Despite these gross margin headwinds, the company maintained its operating margin flat at 21%. This stability was achieved through excellent operating leverage and disciplined cost management, which allowed selling, general, and administrative (SG&A) expenses to improve to 23.5% of sales, down from 24.4% in the second quarter of 2025. Furthermore, the company’s trailing 12-month return on invested capital (ROIC) expanded by 180 basis points to an impressive 31.4%.
How Is Digital Expansion Driving Growth?
The company continues to successfully scale its digital capabilities to secure long-term market share. Daily sales within its Digital Footprint initiative grew 16.2% year-over-year to $1.49 billion, accounting for 61.6% of total company revenue. Within this segment, eBusiness daily sales rose 12.6% to $711.9 million, while Fastenal Managed Inventory (FMI) daily sales increased 16.4% to $1.08 billion. The company signed nearly 7,000 weighted FASTBin and FASTVend devices during the quarter, expanding its active installed base to 140,789 units.
From an end-market perspective, industrial demand remained highly supportive. Manufacturing sales, which represent roughly 76% of total revenue, were led by heavy manufacturing daily sales rising 18.1%. Non-residential construction also showed strong momentum, advancing 17% year-over-year, driven by infrastructure, utility, and data center projects.
What Does the CEO Transition Mean for Investors?
Beyond the financial metrics, this quarter marked a historic milestone for the organization. The earnings call served as the final session for long-time Chief Executive Officer Dan Florness, who has spent three decades with the firm. Under his tenure, the company transformed its supply chain and digital footprint. The leadership reins are being handed over to Jeff Watts, the current President and Chief Sales Officer, ensuring continuity in the company’s customer-centric and technology-driven growth strategy.
Market reaction to the report was highly volatile. Shares of Fastenal Company initially fell in pre-market trading, rallied to an intraday high of $49.01, and ultimately closed lower by over 3% to settle at $45.43. Analysts noted that because the stock entered the day trading at roughly 36 times forward earnings, investors had priced in an exceptionally high bar for growth, overshadowing the solid top-line beat.
In terms of capital allocation, the business remains highly shareholder-friendly. The company returned $305.1 million to investors in Q2, including $275.4 million in dividends and $29.7 million in share buybacks, supported by a healthy balance sheet where total debt was reduced to $120 million.

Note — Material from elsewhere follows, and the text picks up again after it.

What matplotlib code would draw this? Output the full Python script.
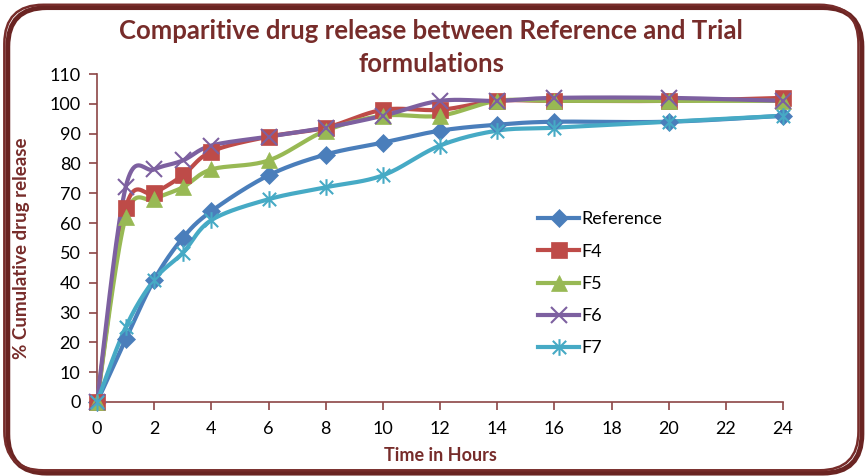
import numpy as np
import matplotlib
matplotlib.use("Agg")
import matplotlib.pyplot as plt
from matplotlib.patches import FancyBboxPatch
from matplotlib.path import Path

hours = [0, 1, 2, 3, 4, 6, 8, 10, 12, 14, 16, 20, 24]
reference = [0, 21, 41, 55, 64, 76, 83, 87, 91, 93, 94, 94, 96]
f4 = [0, 65, 70, 76, 84, 89, 92, 98, 98, 101, 101, 101, 102]
f5 = [0, 62, 68, 72, 78, 81, 91, 96, 96, 101, 101, 101, 101]
f6 = [0, 72, 78, 81, 86, 89, 92, 96, 101, 101, 102, 102, 101]
f7 = [0, 25, 41, 50, 61, 68, 72, 76, 86, 91, 92, 94, 96]

series_names = ["Reference", "F4", "F5", "F6", "F7"]
series_values = [reference, f4, f5, f6, f7]
colors = ["#4A7EBB", "#BE4B48", "#98B954", "#7D60A0", "#46AAC5"]

star = Path([(0, -1), (0, 1), (-0.8, -0.8), (0.8, 0.8), (-0.8, 0.8), (0.8, -0.8)],
            [Path.MOVETO, Path.LINETO, Path.MOVETO, Path.LINETO, Path.MOVETO, Path.LINETO])
markers = ["D", "s", "^", "x", star]
msizes = [9, 11, 11, 11, 12]

title = "Comparitive drug release between Reference and Trial\nformulations"
xlabel = "Time in Hours"
ylabel = "% Cumulative drug release"
dark_red = "#772C2A"
axis_col = "#8C4646"

plt.rcParams['font.family'] = ['Lato', 'DejaVu Sans']


def smooth(x, y, n=20):
    """Parametric Catmull-Rom smoothing, similar to a spreadsheet's smoothed line."""
    x = np.asarray(x, float)
    y = np.asarray(y, float)
    P = np.column_stack([x, y])
    P = np.vstack([P[0], P, P[-1]])
    out = []
    t = np.linspace(0, 1, n, endpoint=False)
    for i in range(1, len(P) - 2):
        p0, p1, p2, p3 = P[i - 1], P[i], P[i + 1], P[i + 2]
        c1 = p1 + (p2 - p0) / 6.0
        c2 = p2 - (p3 - p1) / 6.0
        tt = t[:, None]
        seg = ((1 - tt) ** 3) * p1 + 3 * ((1 - tt) ** 2) * tt * c1 + 3 * (1 - tt) * tt ** 2 * c2 + tt ** 3 * p2
        out.append(seg)
    out.append(P[-2][None, :])
    out = np.vstack(out)
    return out[:, 0], out[:, 1]


fig = plt.figure(figsize=(8.68, 4.76), dpi=100)
# border with slight shadow on bottom/right
shadow = FancyBboxPatch((0.009, 0.006), 0.984, 0.978, boxstyle="round,pad=0,rounding_size=0.045",
                        transform=fig.transFigure, facecolor="none", edgecolor="#6A2422",
                        linewidth=3.5, mutation_aspect=868 / 476)
border = FancyBboxPatch((0.005, 0.012), 0.984, 0.978, boxstyle="round,pad=0,rounding_size=0.045",
                        transform=fig.transFigure, facecolor="none", edgecolor=dark_red,
                        linewidth=1.8, mutation_aspect=868 / 476)
fig.patches.extend([shadow, border])

ax = fig.add_axes([0.1118, 0.1555, 0.7903, 0.689])
ax.set_facecolor("none")

handles = []
for name, vals, c, m, ms in zip(series_names, series_values, colors, markers, msizes):
    sx, sy = smooth(hours, vals)
    ax.plot(sx, sy, color=c, lw=3, solid_capstyle="round", clip_on=False, zorder=3)
    mew = 1.5 if (m is star or m == "x") else 0.5
    ax.plot(hours, vals, linestyle="none", marker=m, color=c, markersize=ms,
            markeredgecolor=c, markeredgewidth=mew, clip_on=False, zorder=4)
    h, = ax.plot([], [], color=c, lw=3, marker=m, markersize=ms, markeredgecolor=c,
                 markeredgewidth=mew, label=name)
    handles.append(h)

ax.set_xlim(0, 24)
ax.set_ylim(0, 110)
ax.set_xticks(range(0, 25, 2))
ax.set_yticks(range(0, 111, 10))
for s in ["top", "right"]:
    ax.spines[s].set_visible(False)
for s in ["left", "bottom"]:
    ax.spines[s].set_color(axis_col)
    ax.spines[s].set_linewidth(1.2)
ax.tick_params(axis="both", colors=axis_col, labelcolor="black", labelsize=13,
               length=6, width=1.2, direction="out")
ax.tick_params(axis="x", pad=8)
ax.tick_params(axis="y", pad=6)

fig.text(0.497, 0.900, title, ha="center", va="center", fontsize=18.5, fontweight="bold",
         color=dark_red, linespacing=1.45)
fig.text(0.507, 0.043, xlabel, ha="center", va="center", fontsize=13, fontweight="bold",
         color=dark_red)
fig.text(0.025, 0.479, ylabel, ha="center", va="center", rotation=90, fontsize=13.5,
         fontweight="bold", color=dark_red)

leg = ax.legend(handles=handles, loc="upper left", bbox_to_anchor=(0.632, 0.603),
                frameon=False, fontsize=13, handlelength=2.3, labelspacing=0.9,
                handletextpad=0.1, borderaxespad=0)

fig.savefig("out.png", dpi=100)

Today isn’t a farewell speech. It’s an earnings call, and the best way to know how to honor Dan’s last call is to walk you through a business that’s executing.— Jeff Watts
Ultimately, the latest Fastenal Earnings confirm that the industrial distributor is successfully capitalizing on improving macroeconomic conditions and gaining market share. While near-term valuation pressures and gross margin headwinds remain points of discussion on Wall Street, the company’s strong digital momentum, expanding large-account contract base, and robust return on invested capital position it well for the future.